Com a notícia da sentença, “estala em San Francisco e em todo o país um imponente motim”. O palácio da Justiça é incendiado, a massa tenta linchar o juiz Thimson, o incorruptível, e depois segue para a casa de Sutter. Seu filho mais velho suicida-se, o segundo é assassinado. O terceiro morre afogado ao empreender fuga. A destruição das propriedades é total.
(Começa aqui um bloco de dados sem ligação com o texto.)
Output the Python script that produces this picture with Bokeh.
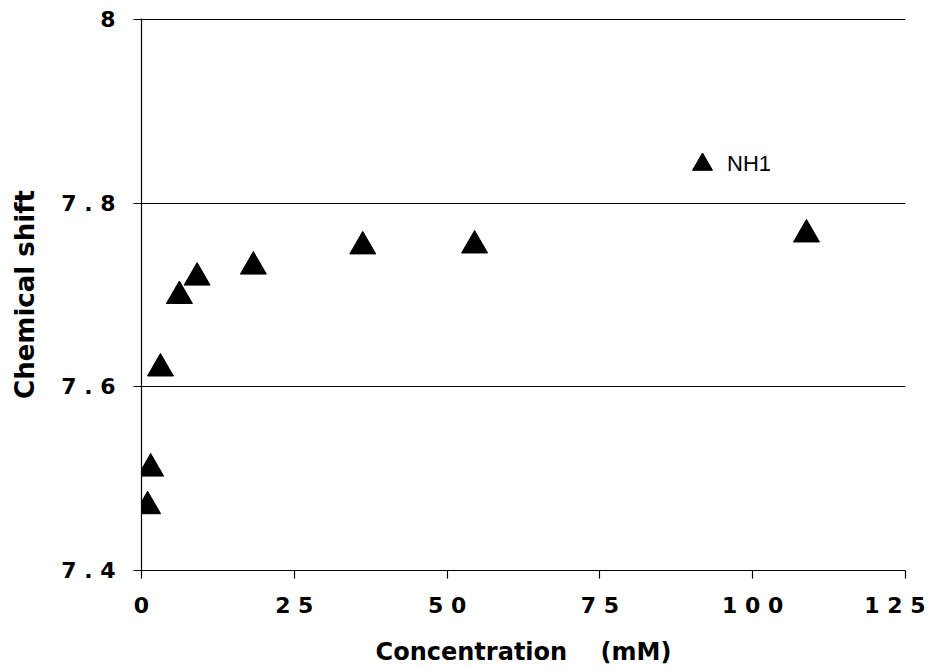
from bokeh.plotting import figure
from bokeh.models import FixedTicker, Range1d, Legend, LegendItem
from bokeh.embed import file_html
from bokeh.resources import INLINE

# data
concentration = [1.0, 1.5, 3.1, 6.2, 9.1, 18.3, 36.2, 54.5, 108.8]
shift_nh1 = [7.470, 7.511, 7.620, 7.699, 7.719, 7.731, 7.753, 7.754, 7.766]
series_name = "NH1"

x_ticks = [0, 25, 50, 75, 100, 125]
x_tick_labels = ["0", "2 5", "5 0", "7 5", "1 0 0", "1 2 5"]
y_ticks = [7.4, 7.6, 7.8, 8.0]
y_tick_labels = ["7 . 4", "7 . 6", "7 . 8", "8"]
x_title = "Concentration\u00a0\u00a0\u00a0\u00a0(mM)"
y_title = "Chemical shift"

FONT = "DejaVu Sans"

p = figure(width=925, height=668, output_backend="svg", toolbar_location=None,
           x_range=Range1d(0, 125), y_range=Range1d(7.4, 8.0012),
           min_border_left=141, min_border_right=20,
           min_border_top=18, min_border_bottom=98)
p.outline_line_color = None
p.background_fill_color = "white"
p.border_fill_color = "white"

r = p.scatter(concentration, shift_nh1, marker="triangle", size=26,
              fill_color="black", line_color="black", line_width=1)

# axes
for ax in (p.xaxis[0], p.yaxis[0]):
    ax.axis_line_color = "black"
    ax.axis_line_width = 1.2
    ax.major_tick_line_color = "black"
    ax.major_tick_line_width = 1.2
    ax.major_tick_out = 8
    ax.major_tick_in = 0
    ax.minor_tick_line_color = None
    ax.major_label_text_font = FONT
    ax.major_label_text_font_style = "bold"
    ax.major_label_text_font_size = "22px"
    ax.major_label_text_color = "black"
    ax.axis_label_text_font = FONT
    ax.axis_label_text_font_style = "bold"
    ax.axis_label_text_color = "black"

p.xaxis.ticker = FixedTicker(ticks=x_ticks)
p.xaxis.major_label_overrides = {t: l for t, l in zip(x_ticks, x_tick_labels)}
p.xaxis.major_label_standoff = 14
p.xaxis.axis_label = x_title
p.xaxis.axis_label_text_font_size = "24px"
p.xaxis.axis_label_standoff = 17

p.yaxis.ticker = FixedTicker(ticks=y_ticks)
p.yaxis.major_label_overrides = {t: l for t, l in zip(y_ticks, y_tick_labels)}
p.yaxis.major_label_standoff = 18
p.yaxis.axis_label = y_title
p.yaxis.axis_label_text_font_size = "26px"
p.yaxis.axis_label_standoff = 18

p.xgrid.grid_line_color = None
p.ygrid.ticker = FixedTicker(ticks=y_ticks[1:])
p.ygrid.grid_line_color = "black"
p.ygrid.grid_line_width = 1.2

legend = Legend(items=[LegendItem(label=series_name, renderers=[r])],
                location=(536, 381), glyph_width=50, glyph_height=50,
                label_standoff=-10, padding=0, margin=0, spacing=0,
                border_line_color=None, background_fill_alpha=0,
                label_text_font="Liberation Sans", label_text_font_size="22px",
                label_text_color="black")
p.add_layout(legend)

open("out.html", "w").write(file_html(p, INLINE))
Zweig traça o retrato de Sutter: “um homem acabado, um imbecil, andrajoso, que vaga, constantemente, em Washington, em torno do Palácio da Justiça. E isso durante 25 anos. Todos os funcionários judiciais conhecem o ‘general’ de sobrecasaca suja e de sapatos rotos que reclama os seus milhões”.

No bolso, a sentença

17 de julho de 1880: “O hóspede permanente da antessala do Congresso” sofre um ataque cardíaco e morre numa das escadarias do prédio. Como um mendigo.
Em seu bolso, a sentença na qual “se lhe reconhece, a ele e aos seus herdeiros, a possessão do mais rico e vasto patrimônio que a história da humanidade já conheceu”.
Ninguém, até hoje, reclamou a herança de Sutter: “A cidade de San Francisco e toda a sua extensa comarca prosseguem construídas e localizadas sobre domínios alheios. Ainda não se fez justiça”, finaliza Stefan Zweig.
– Alguém se habilita? – bota a colher Beronha.
– The end – arrisca Natureza Morta.
The end? – duvida Beronha, desta vez sabiamente.